Task ▸
Pull out every line below holding the word "that".
────────────────────
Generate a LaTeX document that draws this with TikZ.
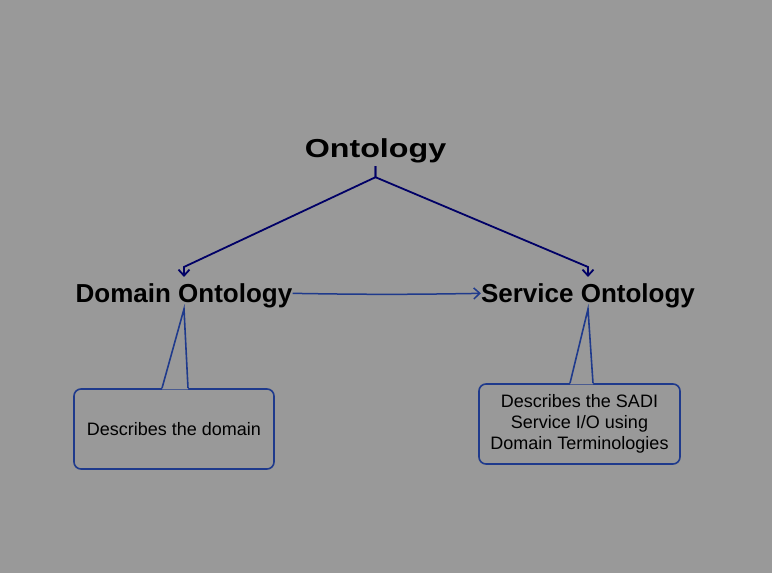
\documentclass[tikz,border=0pt]{standalone}
\usepackage{fontspec}
\setmainfont{Liberation Sans}
\usetikzlibrary{arrows.meta,calc}
\definecolor{bg}{HTML}{999999}
\definecolor{navyline}{HTML}{000066}
\definecolor{blueline}{HTML}{1F3A8C}
\begin{document}
\begin{tikzpicture}[x=1pt,y=-1pt,
  titletext/.style={font=\bfseries\fontsize{26}{30}\selectfont, inner xsep=0pt, inner ysep=3.5pt, anchor=base},
  headtext/.style={font=\bfseries\fontsize{26}{30}\selectfont, inner xsep=0pt, inner ysep=6pt, anchor=base},
  callbox/.style={draw=blueline, line width=1.6pt, rounded corners=7pt, minimum width=200pt, minimum height=80pt, align=center, inner sep=0pt, font=\fontsize{18}{21}\selectfont},
  navyarrow/.style={draw=navyline, line width=1.8pt, -{Straight Barb[length=6pt,width=11pt]}},
  bluearrow/.style={draw=blueline, line width=1.5pt, -{Straight Barb[length=6pt,width=11pt]}},
  callline/.style={draw=blueline, line width=1.6pt, line join=miter}
]
\fill[bg] (0,0) rectangle (772,573);
\useasboundingbox (0,0) rectangle (772,573);

\node[titletext] (ont) at (375.5,157) {\scalebox{1.24}[1]{Ontology}};
\node[headtext] (dom) at (184,302) {Domain Ontology};
\node[headtext] (serv) at (588,302) {Service Ontology};

\node[callbox] (domd) at (174,429) {Describes the domain};
\node[callbox, minimum width=201pt] (servd) at (579.5,424) {Describes the SADI\\Service I/O using\\Domain Terminologies};

\coordinate (domtip) at (184,309);
\coordinate (servtip) at (588,309);

% connectors from Ontology
\draw[navyarrow] (ont.south) -- ++(0,11) -- ([yshift=10pt]dom.north) -- (dom.north);
\draw[navyarrow] (ont.south) -- ++(0,11) -- ([yshift=10pt]serv.north) -- (serv.north);

% Domain -> Service
\draw[bluearrow] ([yshift=2pt]dom.east) to[bend right=1] ([yshift=2pt]serv.west);

% callout pointers
\fill[bg] ([xshift=-12pt,yshift=-1.2pt]domd.north) -- ([xshift=-12pt]domd.north) -- (domtip) -- ([xshift=14pt]domd.north) -- ([xshift=14pt,yshift=-1.2pt]domd.north) -- cycle;
\draw[callline] ([xshift=-12pt]domd.north) -- (domtip) -- ([xshift=14pt]domd.north);
\fill[bg] ([xshift=-9.5pt,yshift=-1.2pt]servd.north) -- ([xshift=-9.5pt]servd.north) -- (servtip) -- ([xshift=13.5pt]servd.north) -- ([xshift=13.5pt,yshift=-1.2pt]servd.north) -- cycle;
\draw[callline] ([xshift=-9.5pt]servd.north) -- (servtip) -- ([xshift=13.5pt]servd.north);
\end{tikzpicture}
\end{document}
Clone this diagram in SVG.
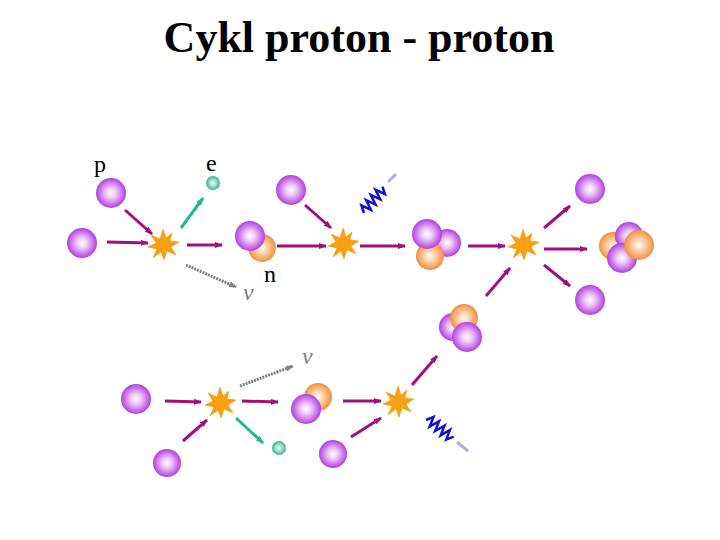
<svg xmlns="http://www.w3.org/2000/svg" width="720" height="540" viewBox="0 0 720 540">
<defs>
<radialGradient id="gp" cx="0.5" cy="0.5" r="0.5"><stop offset="0" stop-color="#fff"/><stop offset="0.35" stop-color="#f0c8f8"/><stop offset="1" stop-color="#b040e0"/></radialGradient>
<radialGradient id="go" cx="0.5" cy="0.5" r="0.5"><stop offset="0" stop-color="#fff"/><stop offset="0.35" stop-color="#fcd8b0"/><stop offset="1" stop-color="#f09040"/></radialGradient>
<radialGradient id="ge" cx="0.5" cy="0.5" r="0.5"><stop offset="0" stop-color="#fff"/><stop offset="1" stop-color="#30b890"/></radialGradient>
<marker id="am" markerWidth="8" markerHeight="6" refX="7" refY="3" orient="auto" markerUnits="userSpaceOnUse"><path d="M0,0L8,3L0,6z" fill="#a0107a"/></marker>
<marker id="at" markerWidth="8" markerHeight="6" refX="7" refY="3" orient="auto" markerUnits="userSpaceOnUse"><path d="M0,0L8,3L0,6z" fill="#20b890"/></marker>
<marker id="ag" markerWidth="8" markerHeight="6" refX="7" refY="3" orient="auto" markerUnits="userSpaceOnUse"><path d="M0,0L8,3L0,6z" fill="#808080"/></marker>
<polygon id="star" points="0,-16 3,-7 9,-12 7,-4 16,-3 8,2 13,10 4,6 1,15 -2,7 -10,13 -6,4 -15,2 -7,-2 -12,-10 -3,-6" fill="#f8a010" stroke="#f09000" stroke-width="0.5"/>
<path id="wave" d="M0,0 l4,-7 l3,10 l4,-10 l3,10 l4,-10 l3,10 l4,-10 l3,10 l4,-7" fill="none" stroke="#1010d0" stroke-width="2.5"/>
</defs>
<style>
.m{stroke:#a0107a;stroke-width:3;marker-end:url(#am)}
.t{stroke:#20b890;stroke-width:3;marker-end:url(#at)}
.g{stroke:#808080;stroke-width:3;stroke-dasharray:2 1;marker-end:url(#ag)}
.lb{font-family:"Liberation Serif",serif;font-size:24px}
</style>
<text x="359" y="52" text-anchor="middle" font-family="Liberation Serif,serif" font-weight="bold" font-size="44">Cykl proton - proton</text>
<g id="labels">
<text class="lb" x="94" y="172">p</text>
<text class="lb" x="206" y="171">e</text>
<text class="lb" x="264" y="282">n</text>
<text class="lb" x="243" y="300" font-style="italic" fill="#808080">ν</text>
<text class="lb" x="302" y="364" font-style="italic" fill="#808080">ν</text>
</g>
<g id="connectors">
<line class="m" x1="125" y1="210" x2="152" y2="234"/>
<line class="m" x1="107" y1="242" x2="148" y2="243"/>
<line class="t" x1="181" y1="228" x2="203" y2="198"/>
<line class="g" x1="186" y1="265" x2="236" y2="287"/>
<line class="m" x1="187" y1="245" x2="222" y2="245"/>
<line class="m" x1="305" y1="205" x2="331" y2="228"/>
<line class="m" x1="277" y1="246" x2="326" y2="246"/>
<line class="m" x1="360" y1="246" x2="405" y2="246"/>
<line class="m" x1="468" y1="246" x2="505" y2="246"/>
<line class="m" x1="486" y1="296" x2="510" y2="268"/>
<line class="m" x1="544" y1="228" x2="570" y2="206"/>
<line class="m" x1="544" y1="249" x2="587" y2="249"/>
<line class="m" x1="544" y1="265" x2="570" y2="286"/>
<line class="m" x1="165" y1="401" x2="201" y2="402"/>
<line class="m" x1="183" y1="441" x2="207" y2="420"/>
<line class="g" x1="240" y1="386" x2="293" y2="366"/>
<line class="t" x1="236" y1="418" x2="263" y2="443"/>
<line class="m" x1="242" y1="401" x2="278" y2="402"/>
<line class="m" x1="343" y1="401" x2="381" y2="401"/>
<line class="m" x1="351" y1="437" x2="381" y2="418"/>
<line class="m" x1="412" y1="385" x2="437" y2="356"/>
<line x1="388" y1="182" x2="396" y2="174" stroke="#b0b0e0" stroke-width="3"/>
<use href="#wave" transform="translate(364,213) rotate(-48)"/>
<line x1="457" y1="442" x2="468" y2="451" stroke="#b0b0e0" stroke-width="3"/>
<use href="#wave" transform="translate(426,420) rotate(38)"/>
</g>
<g id="stars">
<use href="#star" x="163" y="245"/>
<use href="#star" x="343" y="244"/>
<use href="#star" x="523" y="245"/>
<use href="#star" x="220" y="403"/>
<use href="#star" x="398" y="402"/>
</g>
<g id="particles">
<circle cx="111" cy="193" r="15" fill="url(#gp)"/>
<circle cx="82" cy="243" r="15" fill="url(#gp)"/>
<circle cx="213" cy="183" r="7" fill="url(#ge)"/>
<circle cx="262" cy="248" r="14" fill="url(#go)"/>
<circle cx="250" cy="236" r="15" fill="url(#gp)"/>
<circle cx="291" cy="190" r="15" fill="url(#gp)"/>
<circle cx="447" cy="243" r="14" fill="url(#gp)"/>
<circle cx="430" cy="256" r="14" fill="url(#go)"/>
<circle cx="427" cy="234" r="15" fill="url(#gp)"/>
<circle cx="590" cy="189" r="15" fill="url(#gp)"/>
<circle cx="613" cy="246" r="14" fill="url(#go)"/>
<circle cx="629" cy="236" r="14" fill="url(#gp)"/>
<circle cx="622" cy="258" r="15" fill="url(#gp)"/>
<circle cx="639" cy="245" r="15" fill="url(#go)"/>
<circle cx="590" cy="300" r="15" fill="url(#gp)"/>
<circle cx="453" cy="327" r="14" fill="url(#gp)"/>
<circle cx="464" cy="318" r="14" fill="url(#go)"/>
<circle cx="467" cy="337" r="15" fill="url(#gp)"/>
<circle cx="136" cy="399" r="15" fill="url(#gp)"/>
<circle cx="167" cy="463" r="14" fill="url(#gp)"/>
<circle cx="279" cy="448" r="7" fill="url(#ge)"/>
<circle cx="318" cy="397" r="14" fill="url(#go)"/>
<circle cx="306" cy="409" r="15" fill="url(#gp)"/>
<circle cx="333" cy="454" r="14" fill="url(#gp)"/>
</g>
</svg>
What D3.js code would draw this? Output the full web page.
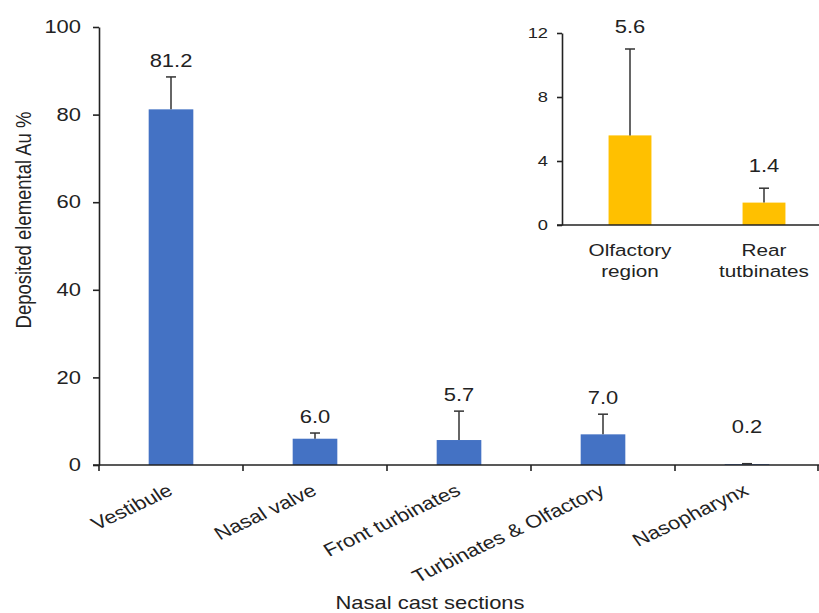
<!DOCTYPE html>
<html>
<head>
<meta charset="utf-8">
<script src="https://cdn.jsdelivr.net/npm/d3@7"></script>
<style>
  body { margin: 0; background: #fff; }
  text { font-family: "Liberation Sans", Arial, sans-serif; fill: #222; }
</style>
</head>
<body>
<div id="chart"></div>
<script>
// Main chart data: nasal cast sections.
var sections = ["Vestibule", "Nasal valve", "Front turbinates", "Turbinates & Olfactory", "Nasopharynx"];
var deposited = [81.2, 6.0, 5.7, 7.0, 0.2];
var depositedErr = [7.4, 1.3, 6.6, 4.6, 0.1];
var yTicks = [0, 20, 40, 60, 80, 100];

// Inset data: split of the turbinate region.
var insetSections = [["Olfactory", "region"], ["Rear", "tutbinates"]];
var insetValues = [5.6, 1.4];
var insetErr = [5.4, 0.9];
var insetTicks = [0, 4, 8, 12];

var width = 819;
var height = 613;
// Source picture is stretched sideways, so text gets the same stretch.
var sx = 1.22;

var svg = d3.select("#chart").append("svg")
    .attr("width", width)
    .attr("height", height);

// Main scales.
var x = d3.scaleBand()
    .domain(sections)
    .range([99, 819]);

var y = d3.scaleLinear()
    .domain([0, 100])
    .range([465, 27]);

var barW = x.bandwidth() * 0.31;

// Y axis
var gY = svg.append("g")
    .attr("transform", "translate(99,0)")
    .call(d3.axisLeft(y).tickValues(yTicks).tickSize(6).tickSizeOuter(0));
gY.select(".domain").attr("stroke", "#222").attr("stroke-width", 1.6);
gY.selectAll(".tick line").attr("stroke", "#222").attr("stroke-width", 1.6);
gY.selectAll(".tick text")
    .attr("x", null)
    .attr("transform", "translate(-18,0) scale(" + sx + ",1)")
    .style("font-size", "18px")
    .style("font-family", null);

// Bars
svg.selectAll("rect.bar")
    .data(deposited)
    .enter().append("rect")
    .attr("class", "bar")
    .attr("x", function(d, i) { return x(sections[i]) + x.bandwidth() / 2 - barW / 2; })
    .attr("y", function(d) { return y(d); })
    .attr("width", barW)
    .attr("height", function(d) { return y(0) - y(d); })
    .attr("fill", "#4472C4");

// Error bars (upper only)
var errG = svg.selectAll("g.err")
    .data(deposited)
    .enter().append("g")
    .attr("class", "err")
    .attr("stroke", "#333")
    .attr("stroke-width", 1.5);
errG.append("line")
    .attr("x1", function(d, i) { return x(sections[i]) + x.bandwidth() / 2; })
    .attr("x2", function(d, i) { return x(sections[i]) + x.bandwidth() / 2; })
    .attr("y1", function(d) { return y(d); })
    .attr("y2", function(d, i) { return y(d + depositedErr[i]); });
errG.append("line")
    .attr("x1", function(d, i) { return x(sections[i]) + x.bandwidth() / 2 - 5; })
    .attr("x2", function(d, i) { return x(sections[i]) + x.bandwidth() / 2 + 5; })
    .attr("y1", function(d, i) { return y(d + depositedErr[i]); })
    .attr("y2", function(d, i) { return y(d + depositedErr[i]); });

// Value labels above the error bars
svg.selectAll("text.val")
    .data(deposited)
    .enter().append("text")
    .attr("class", "val")
    .attr("text-anchor", "middle")
    .style("font-size", "18px")
    .attr("transform", function(d, i) {
        var ly = Math.min(y(d + depositedErr[i]) - 10, y(7.3));
        return "translate(" + (x(sections[i]) + x.bandwidth() / 2) + "," + ly + ") scale(" + sx + ",1)";
    })
    .text(function(d) { return d.toFixed(1); });

// X axis line with ticks between the categories
svg.append("line")
    .attr("x1", 93).attr("x2", 819)
    .attr("y1", y(0)).attr("y2", y(0))
    .attr("stroke", "#222").attr("stroke-width", 1.6);
var bounds = sections.map(function(s) { return x(s); }).concat([x.range()[1] - 1]);
svg.selectAll("line.xtick")
    .data(bounds)
    .enter().append("line")
    .attr("class", "xtick")
    .attr("x1", function(d) { return d; })
    .attr("x2", function(d) { return d; })
    .attr("y1", y(0))
    .attr("y2", y(0) + 6)
    .attr("stroke", "#222").attr("stroke-width", 1.6);

// Rotated category labels
svg.selectAll("text.cat")
    .data(sections)
    .enter().append("text")
    .attr("class", "cat")
    .attr("text-anchor", "end")
    .style("font-size", "18px")
    .attr("transform", function(d) {
        return "translate(" + (x(d) + x.bandwidth() / 2 + 3) + ",494) scale(" + sx + ",1) rotate(-30)";
    })
    .text(function(d) { return d; });

// Axis titles
svg.append("text")
    .attr("text-anchor", "middle")
    .style("font-size", "18px")
    .attr("transform", "translate(430,609) scale(" + sx + ",1)")
    .text("Nasal cast sections");

svg.append("text")
    .attr("text-anchor", "middle")
    .style("font-size", "18.5px")
    .attr("transform", "translate(31,220) scale(" + sx + ",1) rotate(-90)")
    .text("Deposited elemental Au %");

// ---- Inset chart ----
var xi = d3.scaleBand()
    .domain(insetSections.map(function(d) { return d.join(" "); }))
    .range([563, 831]);

var yi = d3.scaleLinear()
    .domain([0, 12])
    .range([225, 33]);

var barWi = xi.bandwidth() * 0.32;
var cx = function(i) { return xi(insetSections[i].join(" ")) + xi.bandwidth() / 2; };

var gYi = svg.append("g")
    .attr("transform", "translate(562,0)")
    .call(d3.axisLeft(yi).tickValues(insetTicks).tickSize(5).tickSizeOuter(0));
gYi.select(".domain").attr("stroke", "#222").attr("stroke-width", 1.6);
gYi.selectAll(".tick line").attr("stroke", "#222").attr("stroke-width", 1.6);
gYi.selectAll(".tick text")
    .attr("x", null)
    .attr("transform", "translate(-14,0) scale(" + sx + ",1)")
    .style("font-size", "15px")
    .style("font-family", null);

svg.selectAll("rect.ibar")
    .data(insetValues)
    .enter().append("rect")
    .attr("class", "ibar")
    .attr("x", function(d, i) { return cx(i) - barWi / 2; })
    .attr("y", function(d) { return yi(d); })
    .attr("width", barWi)
    .attr("height", function(d) { return yi(0) - yi(d); })
    .attr("fill", "#FFC000");

var errI = svg.selectAll("g.ierr")
    .data(insetValues)
    .enter().append("g")
    .attr("class", "ierr")
    .attr("stroke", "#333")
    .attr("stroke-width", 1.5);
errI.append("line")
    .attr("x1", function(d, i) { return cx(i); })
    .attr("x2", function(d, i) { return cx(i); })
    .attr("y1", function(d) { return yi(d); })
    .attr("y2", function(d, i) { return yi(d + insetErr[i]); });
errI.append("line")
    .attr("x1", function(d, i) { return cx(i) - 5; })
    .attr("x2", function(d, i) { return cx(i) + 5; })
    .attr("y1", function(d, i) { return yi(d + insetErr[i]); })
    .attr("y2", function(d, i) { return yi(d + insetErr[i]); });

svg.selectAll("text.ival")
    .data(insetValues)
    .enter().append("text")
    .attr("class", "ival")
    .attr("text-anchor", "middle")
    .style("font-size", "18px")
    .attr("transform", function(d, i) {
        return "translate(" + cx(i) + "," + (yi(d + insetErr[i]) - 16) + ") scale(" + sx + ",1)";
    })
    .text(function(d) { return d.toFixed(1); });

svg.append("line")
    .attr("x1", 557).attr("x2", 819)
    .attr("y1", yi(0)).attr("y2", yi(0))
    .attr("stroke", "#222").attr("stroke-width", 1.6);

// Two-line category labels
var icat = svg.selectAll("g.icat")
    .data(insetSections)
    .enter().append("g")
    .attr("class", "icat");
icat.selectAll("text")
    .data(function(d, i) { return d.map(function(t, j) { return { t: t, i: i, j: j }; }); })
    .enter().append("text")
    .attr("text-anchor", "middle")
    .style("font-size", "17px")
    .attr("transform", function(d) {
        return "translate(" + cx(d.i) + "," + (256 + d.j * 21) + ") scale(" + sx + ",1)";
    })
    .text(function(d) { return d.t; });
</script>
</body>
</html>
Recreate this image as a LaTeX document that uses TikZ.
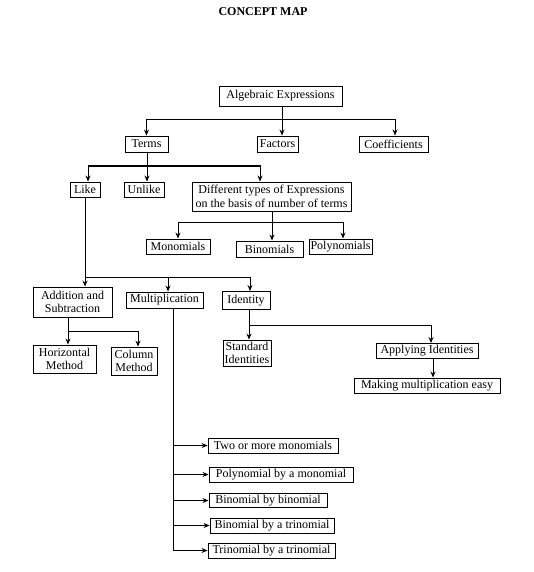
\documentclass[tikz,border=0pt]{standalone}
\usepackage{fontspec}
\setmainfont{Liberation Serif}
\usetikzlibrary{arrows.meta}
\tikzset{
  box/.style={draw, line width=0.9pt, inner sep=0pt, align=center,
    font=\fontsize{12}{13.5}\selectfont},
  line/.style={line width=1pt},
  arr/.style={line width=1pt, -{Stealth[length=6pt,width=5pt]}},
}
\newcommand{\bx}[5]{\node[box, minimum width=#3pt, minimum height=#4pt] (#1) at (#2) {#5};}
\begin{document}
\begin{tikzpicture}[x=1pt,y=-1pt]
\useasboundingbox (0,0) rectangle (533,572);
\node[font=\fontsize{12}{14}\selectfont\bfseries] (title) at (263,12) {CONCEPT MAP};
\bx{alg}{280.5,96}{123}{20}{Algebraic Expressions}
\bx{terms}{146.5,144}{43}{16}{Terms}
\bx{factors}{277.5,144}{41}{16}{Factors}
\bx{coef}{393.5,144}{69}{16}{Coefficients}
\bx{like}{85,189.5}{30}{15}{Like}
\bx{unlike}{144,189.5}{40}{15}{Unlike}
\bx{diff}{271.5,196.5}{159}{29}{Different types of Expressions\\on the basis of number of terms}
\bx{mono}{178,246.5}{64}{15}{Monomials}
\bx{bino}{269.5,249}{67}{16}{Binomials}
\bx{poly}{340.5,246.5}{63}{15}{Polynomials}
\bx{add}{72.5,302}{79}{30}{Addition and\\Subtraction}
\bx{mult}{164.5,300}{77}{16}{Multiplication}
\bx{ident}{246,300.5}{48}{18}{Identity}
\bx{horiz}{64.5,359}{63}{28}{Horizontal\\Method}
\bx{column}{134,361}{46}{28}{Column\\Method}
\bx{standard}{247,353}{48}{26}{Standard\\Identities}
\bx{applying}{427,351}{102}{15}{Applying Identities}
\bx{making}{427,385.5}{146}{15}{Making multiplication easy}
\bx{m1}{273,445.5}{130}{15}{Two or more monomials}
\bx{m2}{281,474.5}{144}{15}{Polynomial by a monomial}
\bx{m3}{268,500.5}{118}{14}{Binomial by binomial}
\bx{m4}{272,525.5}{124}{15}{Binomial by a trinomial}
\bx{m5}{271.5,550.5}{127}{15}{Trinomial by a trinomial}

\coordinate (j1) at (282,120);
\draw[line] (alg.south -| j1) -- (j1);
\draw[line] (j1) -- (147,120) (j1) -- (395,120);
\draw[arr] (j1) -| (terms.north);
\draw[arr] (j1) -- (j1 |- factors.north);
\draw[arr] (j1) -| ([xshift=1.5pt]coef.north);

\coordinate (j2) at (147,166);
\draw[line] (terms.south -| j2) -- (j2);
\draw[arr] (j2) -| ([xshift=3pt]like.north);
\draw[arr] (j2) -- (j2 |- unlike.north);
\draw[arr] (j2) -| ([xshift=-11.5pt]diff.north);

\coordinate (j3) at (272,222);
\draw[line] (diff.south -| j3) -- (j3);
\draw[arr] (j3) -| (mono.north);
\draw[arr] (j3) -- (j3 |- bino.north);
\draw[arr] (j3) -| ([xshift=2.5pt]poly.north);

\coordinate (j4) at (85,277);
\draw[line] (like.south) -- (j4);
\draw[arr] (j4) -- (j4 |- add.north);
\draw[arr] (j4) -| ([xshift=3.5pt]mult.north);
\draw[arr] (j4) -| ([xshift=4pt]ident.north);

\coordinate (j5) at (68,331);
\draw[line] (add.south -| j5) -- (j5);
\draw[arr] (j5) -- (j5 |- horiz.north);
\draw[arr] (j5) -| ([xshift=4pt]column.north);

\coordinate (j6) at (249,325);
\draw[line] (ident.south -| j6) -- (j6);
\draw[arr] (j6) -- (j6 |- standard.north);
\draw[arr] (j6) -| ([xshift=4pt]applying.north);
\draw[arr] ([xshift=6pt]applying.south) -- ([xshift=6pt]making.north);

\coordinate (j7) at (173,551);
\draw[line] (mult.south -| j7) -- (j7);
\foreach \m in {m1,m2,m3,m4,m5}
  \draw[arr] (j7 |- \m.west) -- (\m.west);
\end{tikzpicture}
\end{document}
────────────────────
Output of the task ▸
Generate a LaTeX document that draws this with TikZ.
Recreate this image as a LaTeX document that uses TikZ.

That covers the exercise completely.